In recent years,the strongest trends in the packaging industry all revolve around a circular economy. Why? At least in the European Union, it’s driven primarily by political pressure and consumer perception regarding packaging. China (and now India) are closing their doors to waste, environmental groups are lobbying to stop plastic pollution in the oceans, and the EU continues to strengthen its resource protectionism.
These developments are at the heart of the EU’s decision to embrace a circular economy. It relies on the environmental movement: reduce, reuse, recycle. What should we do to achieve the effect of protecting the environment?The answer is replace plastics with bioplastics.
On the rise is the increased use of bioplastics to replace fossil-fuel-based plastics. People tend to equate bioplastics with biodegradable or compostable, but they are not necessarily either of those. While bioplastics are certainly interesting substitutes (identical in many of their physical and technical properties to their fossil-based counterparts), using them might only shift the environmental burden by reducing the carbon footprint while increasing acidification, the water footprint or other environmental impacts. We also have to keep in mind that introducing bioplastics may only alleviate the plastic problem, not solve it. An ingested bioplastic bag may still choke whales and other marine life.
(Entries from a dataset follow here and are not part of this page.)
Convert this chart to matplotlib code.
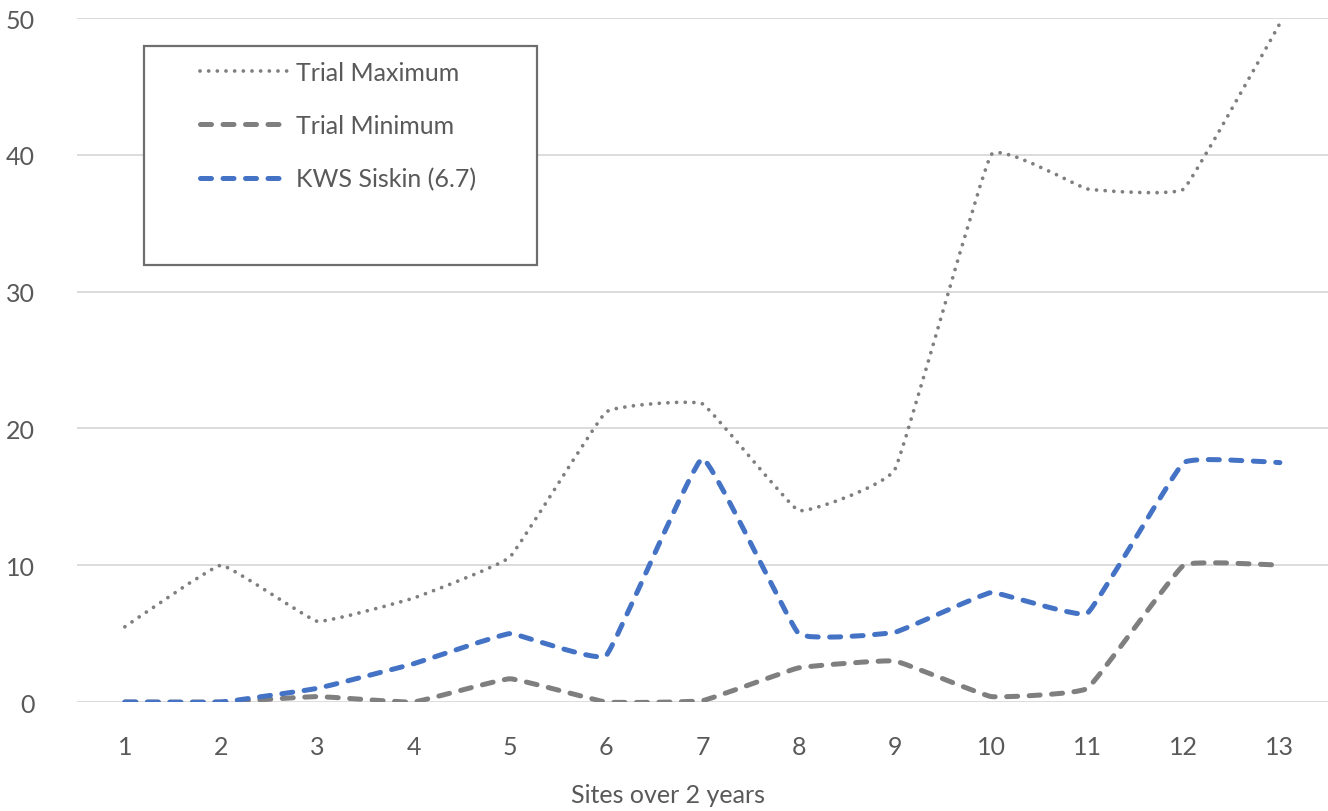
import numpy as np
import matplotlib.pyplot as plt
from matplotlib.path import Path
from matplotlib.patches import PathPatch, Rectangle
from matplotlib.lines import Line2D

plt.rcParams['font.family'] = ['Lato', 'DejaVu Sans']

# Values per site
sites = list(range(1, 14))
trial_max = [5.5, 10.0, 5.9, 7.6, 10.6, 21.2, 21.8, 14.0, 17.0, 40.0, 37.5, 37.5, 49.6]
trial_min = [0.0, 0.0, 0.4, 0.0, 1.7, 0.0, 0.1, 2.5, 3.0, 0.4, 1.0, 10.0, 10.0]
siskin = [0.0, 0.0, 1.0, 2.8, 5.0, 3.4, 17.8, 5.0, 5.1, 8.0, 6.5, 17.5, 17.5]
labels = ['Trial Maximum', 'Trial Minimum', 'KWS Siskin (6.7)']

GREY = '#7F7F7F'
BLUE = '#4472C4'
TXT = '#595959'


def smooth_path(x, y, t=0.045):
    # light cubic bezier smoothing through the points, rounding the corners
    x = np.asarray(x, float)
    y = np.asarray(y, float)
    verts = [(x[0], y[0])]
    codes = [Path.MOVETO]
    n = len(x)
    for i in range(n - 1):
        p0 = (x[max(i - 1, 0)], y[max(i - 1, 0)])
        p1 = (x[i], y[i])
        p2 = (x[i + 1], y[i + 1])
        p3 = (x[min(i + 2, n - 1)], y[min(i + 2, n - 1)])
        c1 = (p1[0] + (p2[0] - p0[0]) * t, p1[1] + (p2[1] - p0[1]) * t)
        c2 = (p2[0] - (p3[0] - p1[0]) * t, p2[1] - (p3[1] - p1[1]) * t)
        verts += [c1, c2, p2]
        codes += [Path.CURVE4] * 3
    return Path(verts, codes)


fig = plt.figure(figsize=(13.28, 8.12), dpi=100)
ax = fig.add_axes([0.0578, 0.1342, 0.9422, 0.8424])

styles = [
    dict(color=GREY, lw=2.7, dashes=(0.01, 2.3), capstyle='round'),
    dict(color=GREY, lw=3.6, dashes=(2.2, 2.3), capstyle='round'),
    dict(color=BLUE, lw=3.6, dashes=(2.2, 2.3), capstyle='round'),
]

for ys, st in zip([trial_max, trial_min, siskin], styles):
    patch = PathPatch(smooth_path(sites, ys), facecolor='none', edgecolor=st['color'],
                      lw=st['lw'], linestyle=(0, st['dashes']), capstyle=st['capstyle'],
                      joinstyle='round', zorder=3)
    ax.add_patch(patch)

ax.set_xlim(0.5, 13.5)
ax.set_ylim(0, 50)
ax.set_xticks(sites)
ax.set_yticks(range(0, 51, 10))
ax.grid(axis='y', color='#D9D9D9', lw=1.3)
ax.set_axisbelow(True)
for s in ax.spines.values():
    s.set_visible(False)
ax.tick_params(length=0, labelsize=18, colors=TXT)
ax.tick_params(axis='y', pad=30)
ax.tick_params(axis='x', pad=24)

fig.text(0.503, 0.006, 'Sites over 2 years', ha='center', va='bottom', fontsize=18, color=TXT)

# Legend box
fig.patches.append(Rectangle((144 / 1328, 1 - 266 / 812), (537 - 144) / 1328, (266 - 47) / 812,
                             transform=fig.transFigure, facecolor='white', edgecolor='#6E6E6E',
                             lw=1.6, zorder=5))
handles = [Line2D([], [], color=st['color'], lw=st['lw'], linestyle=(0, st['dashes']),
                  dash_capstyle=st['capstyle']) for st in styles]
leg = fig.legend(handles, labels, loc='upper left', bbox_to_anchor=(200 / 1328, 1 - 62 / 812),
                 frameon=False, fontsize=18, handlelength=3.6, handletextpad=0.25,
                 labelspacing=1.2, borderpad=0, borderaxespad=0)
for t in leg.get_texts():
    t.set_color(TXT)
leg.set_zorder(6)

fig.savefig('out.png', dpi=100)
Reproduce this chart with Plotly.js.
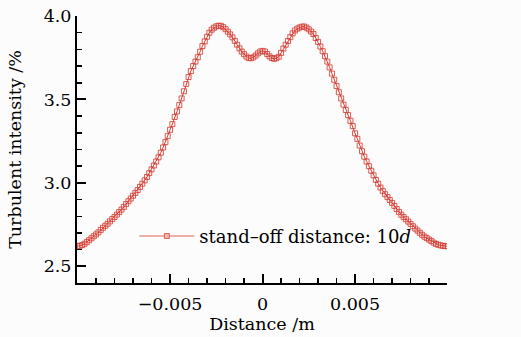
<!DOCTYPE html>
<html>
<head>
<meta charset="utf-8">
<script src="https://cdn.plot.ly/plotly-3.0.1.min.js"></script>
<style>html,body{margin:0;padding:0;background:#fcfcfc;}#chart{width:521px;height:337px;}</style>
</head>
<body>
<div id="chart"></div>
<script>
// Grid of the radial positions (m): uniform step from xStart
const xStart = -0.01;
const xStep = 0.000125;
// Turbulent intensity (%) at each grid position
const intensity = [
 2.620,2.623,2.627,2.635,2.645,2.656,2.668,2.680,2.691,2.703,
 2.718,2.731,2.743,2.755,2.769,2.783,2.796,2.810,2.825,2.840,
 2.856,2.873,2.890,2.906,2.923,2.940,2.957,2.976,2.995,3.015,
 3.035,3.058,3.081,3.104,3.128,3.153,3.181,3.212,3.244,3.280,
 3.318,3.352,3.395,3.428,3.466,3.506,3.549,3.592,3.634,3.670,
 3.700,3.727,3.753,3.786,3.820,3.848,3.876,3.900,3.918,3.930,
 3.938,3.942,3.941,3.933,3.921,3.906,3.890,3.872,3.851,3.828,
 3.806,3.787,3.771,3.757,3.748,3.747,3.752,3.763,3.776,3.787,
 3.791,3.787,3.772,3.758,3.748,3.744,3.747,3.756,3.779,3.805,
 3.828,3.850,3.873,3.896,3.913,3.924,3.931,3.936,3.937,3.930,
 3.920,3.907,3.892,3.868,3.845,3.817,3.789,3.759,3.727,3.692,
 3.655,3.618,3.580,3.543,3.506,3.469,3.437,3.406,3.372,3.340,
 3.297,3.264,3.224,3.190,3.157,3.128,3.100,3.073,3.045,3.018,
 2.995,2.972,2.952,2.932,2.915,2.898,2.880,2.862,2.843,2.826,
 2.809,2.795,2.782,2.768,2.754,2.740,2.726,2.714,2.701,2.689,
 2.678,2.669,2.660,2.651,2.642,2.634,2.629,2.625,2.623,2.621,
 2.620
];
const distance = intensity.map((_, i) => +(xStart + i * xStep).toFixed(6));
const seriesName = 'stand\u2013off distance: 10<i>d</i>';
const xTickVals = [-0.005, 0, 0.005];
const xTickText = ['\u22120.005', '0', '0.005'];
const yTickVals = [2.5, 3.0, 3.5, 4.0];
const yTickText = ['2.5', '3.0', '3.5', '4.0'];

const font = {family: 'DejaVu Serif, serif', size: 17.5, color: '#000'};
const legendFont = {family: 'DejaVu Serif, serif', size: 18, color: '#000'};
const red = 'rgb(214,62,52)';

const traces = [
  {
    x: distance, y: intensity, type: 'scatter', mode: 'lines+markers',
    line: {color: red, width: 1},
    marker: {symbol: 'square-open', size: 5, color: 'rgba(214,62,52,0.85)', line: {width: 1}},
    showlegend: false, hoverinfo: 'skip'
  },
  {
    x: [null], y: [null], type: 'scatter', mode: 'lines+markers', name: seriesName,
    line: {color: 'rgba(222,110,100,0.7)', width: 1.5},
    marker: {symbol: 'square', size: 5, color: 'rgba(240,180,175,1)', line: {width: 1, color: 'rgba(215,90,80,0.9)'}},
    showlegend: true
  }
];

const layout = {
  width: 521, height: 337,
  margin: {l: 77, r: 74, t: 16, b: 54},
  paper_bgcolor: '#fcfcfc', plot_bgcolor: '#fcfcfc',
  font: font,
  showlegend: true,
  legend: {x: 0.155, y: 0.175, xanchor: 'left', yanchor: 'middle', bgcolor: 'rgba(0,0,0,0)',
           font: legendFont, itemwidth: 55, tracegroupgap: 0},
  xaxis: {
    range: [-0.01003, 0.00997], showline: true, linewidth: 2, linecolor: '#000',
    showgrid: false, zeroline: false,
    ticks: 'inside', ticklen: 9, tickwidth: 2, tickcolor: '#000',
    tickmode: 'array', tickvals: xTickVals, ticktext: xTickText,
    ticklabelstandoff: 4,
    minor: {tickmode: 'linear', tick0: 0, dtick: 0.001, ticks: 'inside', ticklen: 5, tickwidth: 1.5, tickcolor: '#000'},
    tickfont: font,
    title: {text: 'Distance /m', font: font, standoff: 4}
  },
  yaxis: {
    range: [2.4, 4.0], showline: true, linewidth: 2, linecolor: '#000',
    showgrid: false, zeroline: false,
    ticks: 'inside', ticklen: 9, tickwidth: 2, tickcolor: '#000',
    tickmode: 'array', tickvals: yTickVals, ticktext: yTickText,
    minor: {tickmode: 'linear', tick0: 0, dtick: 0.1, ticks: 'inside', ticklen: 5, tickwidth: 1.5, tickcolor: '#000'},
    tickfont: font,
    title: {text: 'Turbulent intensity /%', font: font, standoff: 18}
  }
};

Plotly.newPlot('chart', traces, layout, {staticPlot: true, displayModeBar: false});
</script>
</body>
</html>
Beyond burden-shifting, we also have a supply issue. How can we grow enough raw materials required to replace fossil-fuel packaging products with bioplastics? The only way is to increase the agricultural production of sugar cane or other feedstock. But agricultural production is already pressed to its limits and straining land areas that compete with food production. Deforestation to prepare the way for more agricultural land is certainly not a sustainable solution. And even with bioplastics, we won’t solve the general problem of the end-of-life waste streams.
Our suggestion: Invest in R&D, but try to avoid competing with agricultural production. Only use superfluous biomass waste that has no other application. Use eco-design and think about the product’s end-of-life to avoid shifting the environmental burden to another area.